Nos livros, o espírito dorme como a bela do conto de fadas. Mas não basta ler, nem decorar. É preciso admirar os autores imortais, buscar com amor o segredo das palavras. Isso só é frutuoso na literatura e nas humanidades. A matemática encerra a beleza mais nua. Mas as fórmulas são tanto minhas, como da máquina. Essa espécie de conhecimento não perde em passar para um cérebro electrónico.
Os que liam para passar o tempo, ou para um fim utilitário, hoje, com menos esforço e menor atenção, constituem a massa dos telespectadores. A lei da inércia e do prazer explica este desprezo dos livros, que é também temor. É curioso pensar que o homem civilizado venha um dia, tal como o primitivo de que fala Mac-Luhan, a venerar a palavra prisioneira da biblioteca.

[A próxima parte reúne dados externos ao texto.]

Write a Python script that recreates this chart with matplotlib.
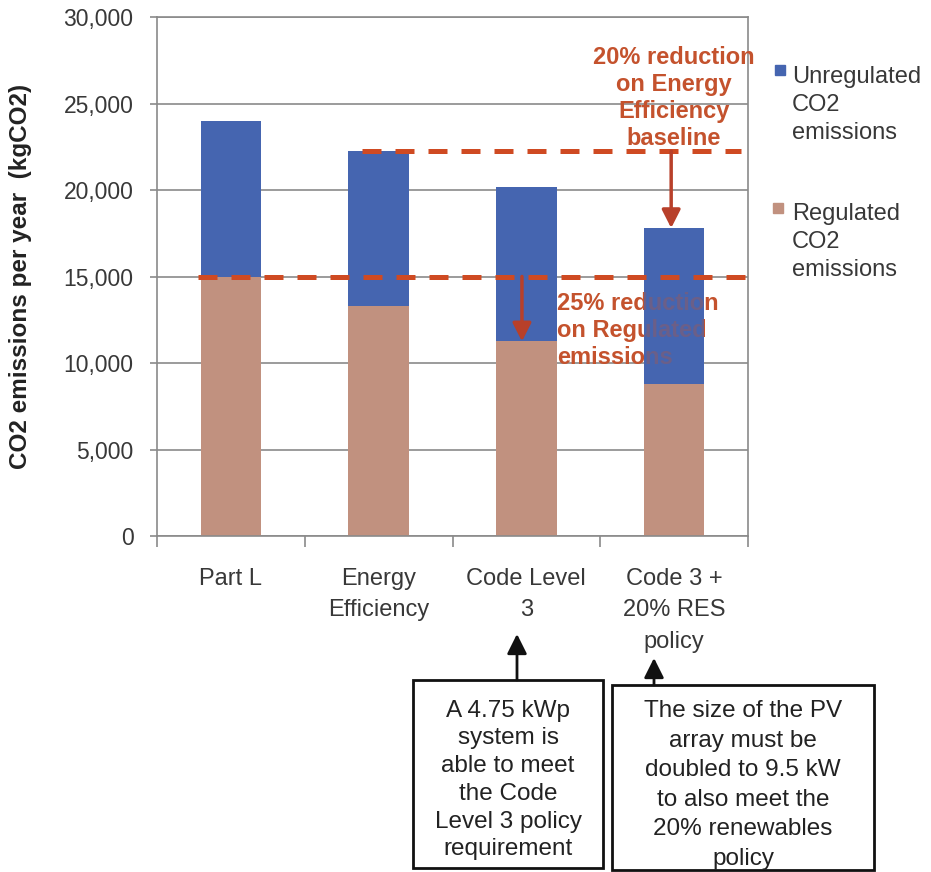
import matplotlib.pyplot as plt
from matplotlib.patches import Rectangle
from matplotlib.ticker import FuncFormatter

plt.rcParams['font.family'] = ['Liberation Sans', 'DejaVu Sans']

# CO2 emissions per year (kgCO2) for each design scenario
scenarios = ["Part L", "Energy\nEfficiency", "Code Level\n3", "Code 3 +\n20% RES\npolicy"]
regulated = [15000, 13300, 11250, 8800]
unregulated = [9000, 8950, 8950, 9000]
series_labels = ["Unregulated\nCO2\nemissions", "Regulated\nCO2\nemissions"]
notes = [
    "A 4.75 kWp\nsystem is\nable to meet\nthe Code\nLevel 3 policy\nrequirement",
    "The size of the PV\narray must be\ndoubled to 9.5 kW\nto also meet the\n20% renewables\npolicy",
]

BLUE = "#4565b0"
TAN = "#c1917f"
RED = "#cf4a22"
RED_TEXT = "#c4522d"
GRID = "#8a8a8a"
INK = "#383838"

W, H = 931, 872


def fx(px):
    return px / W


def fy(py):
    return 1 - py / H


fig = plt.figure(figsize=(W / 100, H / 100), dpi=100)
ax = fig.add_axes([fx(157), fy(536), fx(748) - fx(157), fy(17) - fy(536)])

x = list(range(len(scenarios)))
totals = [r + u for r, u in zip(regulated, unregulated)]
ax.bar(x, regulated, width=0.41, color=TAN, zorder=2)
ax.bar(x, unregulated, width=0.41, bottom=regulated, color=BLUE, zorder=2)

ax.set_xlim(-0.5, 3.5)
ax.set_ylim(0, 30000)
ax.set_yticks(range(0, 30001, 5000))
ax.yaxis.set_major_formatter(FuncFormatter(lambda v, p: f"{v:,.0f}"))
ax.grid(axis="y", color=GRID, lw=1.2, zorder=0)
ax.set_axisbelow(True)
for s in ax.spines.values():
    s.set_color(GRID)
    s.set_linewidth(1.2)

ax.set_xticks(x)
ax.set_xticklabels(scenarios)
ax.set_xticks([i - 0.5 for i in range(len(scenarios) + 1)], minor=True)
ax.tick_params(axis="x", which="major", length=0, pad=23, labelsize=17, labelcolor=INK)
ax.tick_params(axis="x", which="minor", length=8, width=1.2, color=GRID)
ax.tick_params(axis="y", length=5, width=1.2, color=GRID, pad=12, labelsize=16.5, labelcolor=INK)
for t in ax.get_xticklabels():
    t.set_linespacing(1.56)

fig.text(fx(21), fy(276), "CO2 emissions per year  (kgCO2)", rotation=90,
         ha="center", va="center", fontsize=17.5, fontweight="bold", color="#222222")

# baselines: Part L regulated and Energy Efficiency total
ee_total = totals[1]
ax.plot([0.89, 3.45], [ee_total, ee_total], color=RED, lw=3.6, dashes=(3.8, 2.8), zorder=5)
ax.plot([-0.22, 3.48], [regulated[0], regulated[0]], color=RED, lw=3.6, dashes=(3.8, 2.8), zorder=5)

arrow = dict(arrowstyle="-|>,head_length=0.55,head_width=0.28", mutation_scale=20,
             lw=2.5, color="#b8402a", shrinkA=0, shrinkB=0)
ax.annotate("", xy=(2.98, totals[3]), xytext=(2.98, ee_total), arrowprops=arrow, zorder=6)
ax.annotate("", xy=(1.97, regulated[2]), xytext=(1.97, regulated[0]), arrowprops=arrow, zorder=6)

ax.text(3.0, 25300, "20% reduction\non Energy\nEfficiency\nbaseline", ha="center", va="center",
        fontsize=17, fontweight="bold", color=RED_TEXT, linespacing=1.22, zorder=6)
ax.text(2.21, 11900, "25% reduction\non Regulated\nemissions", ha="left", va="center",
        fontsize=17, fontweight="bold", color=RED_TEXT, linespacing=1.22, zorder=3)
# last bar sits partly over the label
ax.bar(x[3], unregulated[3], width=0.41, bottom=regulated[3], color=BLUE, alpha=0.7, zorder=4)

# legend entries beside the plot
for (sx, sy, tx, ty), color, label in zip([(775, 65, 792, 105), (773, 203, 792, 242)],
                                          [BLUE, TAN], series_labels):
    fig.add_artist(Rectangle((fx(sx), fy(sy + 10)), 10 / W, 10 / H, color=color,
                             transform=fig.transFigure))
    fig.text(fx(tx), fy(ty), label, ha="left", va="center", fontsize=17,
             color=INK, linespacing=1.36)

# note boxes with arrows pointing to the scenario labels
boxes = [(413, 680, 603, 868, 517, 634, 780, 1.34),
         (612, 685, 874, 870, 654, 658, 785, 1.44)]
for (x0, y0, x1, y1, ax_x, ay, ty, spacing), note in zip(boxes, notes):
    fig.add_artist(Rectangle((fx(x0), fy(y1)), (x1 - x0) / W, (y1 - y0) / H, fill=False,
                             ec="#111111", lw=2, transform=fig.transFigure))
    fig.text(fx((x0 + x1) / 2), fy(ty), note, ha="center", va="center",
             fontsize=17.5, color="#222222", linespacing=spacing)
    ax.annotate("", xy=(fx(ax_x), fy(ay)), xytext=(fx(ax_x), fy(y0)),
                xycoords="figure fraction", textcoords="figure fraction",
                arrowprops=dict(arrowstyle="-|>,head_length=0.6,head_width=0.3",
                                mutation_scale=20, lw=2, color="#111111",
                                shrinkA=0, shrinkB=0), annotation_clip=False)

fig.savefig("out.png", dpi=100)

Mas a televisão é além de tudo o mais um relógio social. Que milhões vejam no mesmo momento uma telenovela e oiçam no mesmo instante uma réplica dos actores, eis o que nem a Bíblia pôde fazer. Uma instituição que acerta o tempo das pessoas e o seu pensamento. Não é pelo que se vê e o que se ouve, mas por este mágico consenso que nos reúne debaixo da lua.